Why is it a good time to buy?
Many people believe that the driving factor behind how much capital growth they achieve from their real estate investments is the amount of money generated when they sell a property.
But seasoned property players know this is not the whole story.
What really counts is the opportunity cost when you buy. The fact is that if you buy an investment-grade home at a reasonable price at a time when other prospective buyers are holding back and the market is flat, you’ll be streets ahead of the other property punters in the long run.
“The sure fire way to ensure that you are successful in climbing the property ladder is not what you sell a property for, it is what you buy a property for,” says Arch Staver, Nelson Alexander’s sales director.
“If you buy well, the natural course is that your property will appreciate in value at a strong rate.”
Property observers view the current downswing in Melbourne prices as only a temporary trend, and see a bounce-back in prices and demand as inevitable, given the historical precedents.
There have been plenty of downswings followed by recoveries before. The early-1990s was notable for a slide in prices that tossed up some great buying opportunities. A recovery in prices followed. Similarly, in the months following the 2008 global financial crisis, some house prices fell but within a short time the market took off again.

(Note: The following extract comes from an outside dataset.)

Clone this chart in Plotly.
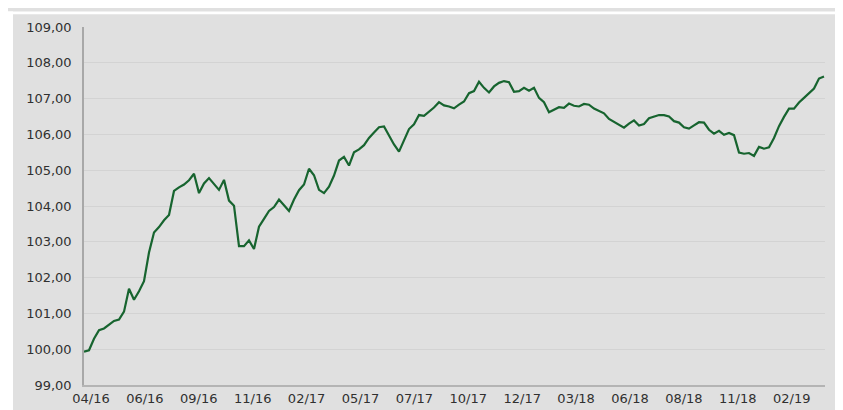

Frequently, when the market goes through a change, people think that it is going to last forever, so they’re scared to make a move.
It can be a little like when the market is running high. Buyers and sellers think that sale prices will be high forever and they start making bad decisions, thinking, for example, that all types of property will perform strongly.
Buyers with their feet on the ground and an astute appreciation of the current state of play in the market can turn the hesitancy and psychological trends now at work to their clear advantage.
“It is fascinating to me that in a booming market, in which prices are going up on a monthly or even a weekly basis, people queue up to buy,” Mr Staver says.
“And now the environment is perfect for the astute buyer, but there is a reluctance to purchase, even among those who don’t have restrictions on their loan finance.”
It’s important to recognise that negativity is contagious, and that no-one can pick the bottom of the market.
But astute investors and home buyers know that now is the time to buy – and not just because prices have eased.
One of the key advantages of buying in a flat market is that you don’t have to rush into a purchase. You can be relaxed about it.
Now you can do your research and take your time with the thought that the market isn’t volatile.
Even in the quality segment, the market is holding its own, so you can be very selective about assessing and valuing properties.
You should also recognise that residential property prices have historically gone up in a non-linear growth pattern. You don’t get incremental growth of, say, exactly 10 per cent a year every year. Rather, prices can go up sharply for a five-year period at 15 per cent a year or so, then the market may go through a lull before activity again starts to hot up.
Mr Staver says buyers don’t need to overthink market trends.
“Prices have flattened, so it’s a good time to buy,” he says.
“If a property falls within your price range and it meets your criteria, there has never been a better time to buy.”